Moins médiatisé que le pétrole et moins controversé que certaines matières premières, le blé ne bénéficie pas de la même notoriété. Et pourtant, il possède une « très forte charge géopolitique ». « Cultivé depuis des millénaires, le blé est à l’origine du développement agricole et de la naissance des civilisations antiques en Méditerranée. Cette matière première agricole, consommée chaque jour par trois milliards d’individus, est pourtant importante : banale pour les uns car abondante, obsession pour les autres car elle conditionne leur alimentation de base. Elle occupe une place centrale dans le commerce international agricole et est vitale pour la sécurité alimentaire mondiale. A la différence d’autres céréales, elle sert à 70 % à nourrir les Hommes », explique le chercheur associé à l’Institut de Relations Internationales et Stratégiques (IRIS). Pour lui « en posséder constitue un atout stratégique pour son influence internationale » et en manquer, « un point de forte vulnérabilité ». L'insécurité alimentaire motive souvent les conflits territoriaux.
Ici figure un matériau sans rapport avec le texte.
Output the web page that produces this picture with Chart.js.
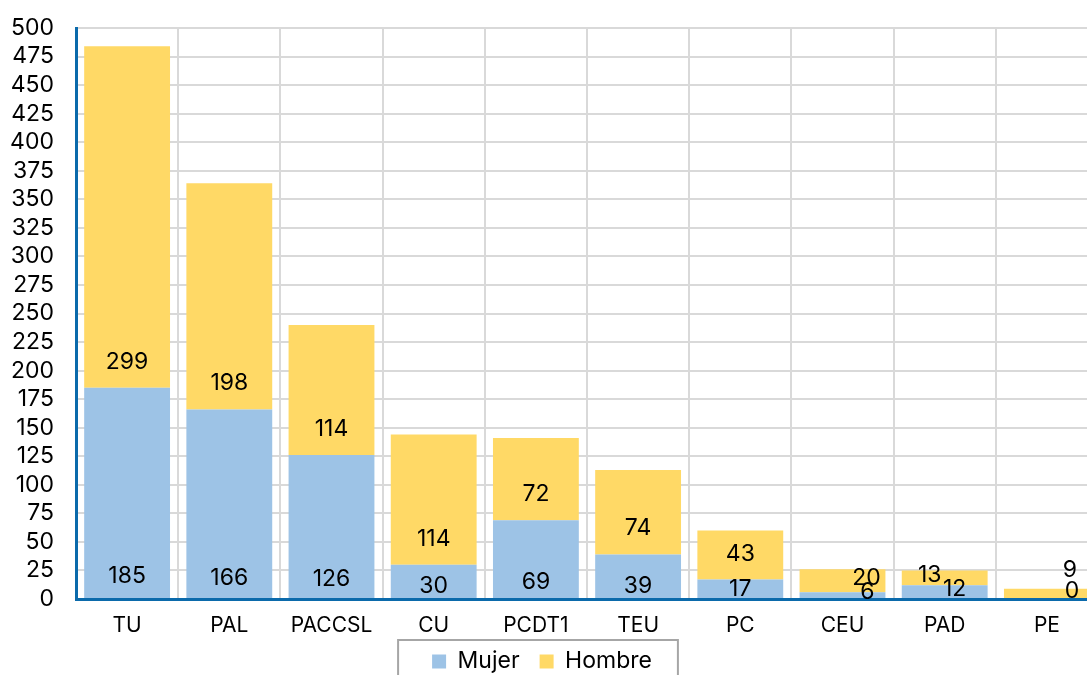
<!DOCTYPE html>
<html><head><meta charset="utf-8">
<script src="https://cdn.jsdelivr.net/npm/chart.js@4/dist/chart.umd.min.js"></script>
<style>
html,body{margin:0;padding:0;background:#fff;overflow:hidden;}
#wrap{position:absolute;left:0;top:0;width:1100px;height:690px;}
</style></head><body>
<div id="wrap"><canvas id="c" width="1100" height="690"></canvas></div>
<script>
const categories = ['TU','PAL','PACCSL','CU','PCDT1','TEU','PC','CEU','PAD','PE'];
const mujer = [185,166,126,30,69,39,17,6,12,0];
const hombre = [299,198,114,114,72,74,43,20,13,9];
const yTicks = {min:0, max:500, step:25};

const FONT = 'Inter, "Noto Sans", sans-serif';

const labelPlugin = {
  id:'baseLabels',
  afterDatasetsDraw(chart, args, opts){
    const ctx = chart.ctx;
    ctx.save();
    ctx.font = '23px ' + FONT;
    ctx.fillStyle = '#000';
    ctx.textAlign = 'center';
    ctx.textBaseline = 'middle';
    chart.data.datasets.forEach((ds, di) => {
      const meta = chart.getDatasetMeta(di);
      const off = opts.baseOffset[di];
      meta.data.forEach((bar, i) => {
        const base = bar.base, top = bar.y;
        const mid = (base + top)/2;
        let ly = Math.max(base - off, mid - 3);
        let lx = bar.x;
        const sh = (opts.shifts[di] || {})[i];
        if (sh) { lx += sh[0]; ly += sh[1]; }
        ctx.fillText(String(ds.data[i]), lx, ly);
      });
    });
    ctx.restore();
  }
};

const legendBox = {
  id:'legendBox',
  beforeDraw(chart, args, opts){
    const lg = chart.legend;
    if(!lg) return;
    const d = lg.top - opts.top;
    lg.top -= d; lg.bottom -= d;
    const dx = opts.dx - (lg._dxApplied || 0);
    lg.left += dx; lg.right += dx; lg._dxApplied = opts.dx;
    (lg.legendHitBoxes || []).forEach(h => { h.top -= d; h.left += dx; });
  },
  afterDraw(chart, args, opts){
    const lg = chart.legend;
    if(!lg || !lg.legendHitBoxes || !lg.legendHitBoxes.length) return;
    const hb = lg.legendHitBoxes;
    const x0 = hb[0].left - 34, x1 = hb[hb.length-1].left + hb[hb.length-1].width + 26;
    const ctx = chart.ctx;
    ctx.save();
    ctx.strokeStyle = '#a6a6a6';
    ctx.lineWidth = 2;
    ctx.strokeRect(x0, opts.boxTop, x1 - x0, 60);
    ctx.restore();
  }
};

new Chart(document.getElementById('c'), {
  type:'bar',
  data:{
    labels: categories,
    datasets:[
      {label:'Mujer', data:mujer, backgroundColor:'#9dc3e6', borderWidth:0},
      {label:'Hombre', data:hombre, backgroundColor:'#ffd966', borderWidth:0}
    ]
  },
  options:{
    responsive:false,
    animation:false,
    devicePixelRatio:1,
    layout:{padding:{top:28,right:2,left:0,bottom:0}},
    datasets:{bar:{categoryPercentage:0.84, barPercentage:1.0}},
    scales:{
      x:{
        stacked:true,
        grid:{color:'#d9d9d9', lineWidth:2, offset:true, drawTicks:false},
        border:{color:'#0b6aab', width:3},
        ticks:{color:'#000', font:{family:FONT, size:21}, padding:14},
        afterFit(s){ s.height = 38; }
      },
      y:{
        stacked:true,
        min:yTicks.min, max:yTicks.max,
        grid:{color:'#d9d9d9', lineWidth:2, drawTicks:false},
        border:{color:'#0b6aab', width:3},
        ticks:{stepSize:yTicks.step, autoSkip:false, color:'#000', font:{family:FONT, size:23}, padding:22},
        afterFit(s){ s.width = 76; s.paddingTop = 0; s.paddingBottom = 0; }
      }
    },
    plugins:{
      legend:{
        position:'bottom',
        labels:{boxWidth:14, boxHeight:14, padding:20, color:'#000', font:{family:FONT, size:23}}
      },
      legendBox:{top:630, boxTop:640, dx:-7},
      tooltip:{enabled:false},
      baseLabels:{
        baseOffset:[20, 26],
        shifts:{
          0:{0:[0,-2],2:[0,1],3:[0,8],4:[0,4],5:[0,8],6:[0,3],7:[25,0],8:[10,0],9:[25,-5]},
          1:{7:[24,0],8:[-15,0],9:[23,-20]}
        }
      }
    }
  },
  plugins:[labelPlugin, legendBox]
});
</script>
</body></html>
Dans le cercle fermé (moins de 20) des pays nantis, la France, 5e producteur et 3e exportateur mondial (9,5 Md€ en 2014), a la chance de produire plus qu'elle ne consomme de blé. D’où l’autre gr ande idée développée par le chercheur : « à l’heure où la diplomatie économique devient un instrument au service de la compétitivité et de l’influence de la France dans le monde, il serait regrettable de ne pas intégrer le blé parmi les produits emblématiques ». Et ainsi d’en faire, en plus d’un outil commercialement performant, un levier géopolitiquement responsable en contribuant aux équilibres alimentaires (et donc à la stabilité) des pays méditerranéens. Ces derniers captent chaque année 35 % des importations mondiales de blé.
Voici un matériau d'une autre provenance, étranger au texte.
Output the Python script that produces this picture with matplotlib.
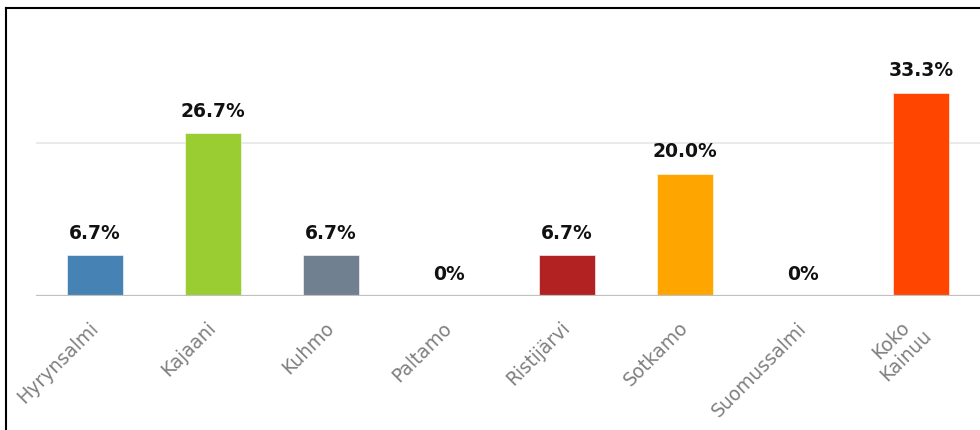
import numpy as np
import matplotlib
matplotlib.use("Agg")
import matplotlib.pyplot as plt
from matplotlib.lines import Line2D

# data
kunnat = ["Hyrynsalmi", "Kajaani", "Kuhmo", "Paltamo", "Ristijärvi",
          "Sotkamo", "Suomussalmi", "Koko\nKainuu"]
osuus = [6.7, 26.7, 6.7, 0.0, 6.7, 20.0, 0.0, 33.3]
labels = ["6.7%", "26.7%", "6.7%", "0%", "6.7%", "20.0%", "0%", "33.3%"]
colors = ["#4682B4", "#9ACD32", "#708090", "#8B8B8B", "#B22222",
          "#FFA500", "#5F9EA0", "#FF4500"]

fig = plt.figure(figsize=(9.8, 4.3), dpi=100)
ax = fig.add_axes([36/980, 1 - 296/430, 1 - 36/980, 288/430])

x = np.arange(len(kunnat))
ax.bar(x, osuus, width=0.475, color=colors, edgecolor="white", linewidth=0.4, zorder=3)

ax.set_xlim(-0.5, len(kunnat) - 0.5)
ax.set_ylim(0, 47.2)

# grid + baseline
ax.axhline(25, color="#e6e6e6", lw=1.2, zorder=1)
ax.axhline(0, color="#c0c0c0", lw=1.6, zorder=4)

for xi, v, t in zip(x, osuus, labels):
    ax.annotate(t, (xi, v), xytext=(0, 9), textcoords="offset points",
                ha="center", va="bottom", fontsize=13.5, fontweight="heavy",
                color="#111111")

ax.set_xticks(x)
ax.set_xticklabels(kunnat, rotation=45, ha="right", va="center",
                   rotation_mode="anchor", fontsize=13.5, color="#808080",
                   multialignment="center")
ax.tick_params(axis="x", length=0, pad=21)
ax.set_yticks([])
for s in ax.spines.values():
    s.set_visible(False)

# frame round the chart (top and left visible)
fig.add_artist(Line2D([6/980, 1], [1 - 8/430, 1 - 8/430], transform=fig.transFigure,
                      color="black", lw=1.5))
fig.add_artist(Line2D([6/980, 6/980], [0, 1 - 8/430], transform=fig.transFigure,
                      color="black", lw=1.5))

fig.savefig("out.png", dpi=100)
Sébastien Abis considère le blé comme « un excellent ambassadeur pour faire du multilatéral, du dialogue et de la coopération technique ». L’administrateur du CIHEAM donne comme exemple MED-Amin, un réseau méditerranéen d’information sur les marchés agricoles et céréaliers qui vise notamment à renforcer les capacités de production de ces pays.

*paru le 1er juillet chez Arm and Colin.
http://www.iris-france.org/publications/geopolitique-du-ble-un-produit-vital-pour-la-securite-mondiale/

Selon Sébastien Abis, administrateur du CIHEAM, le blé est un actif stratégique qui pourrait jouer un rôle dans la stabilité des pays méditerranéens.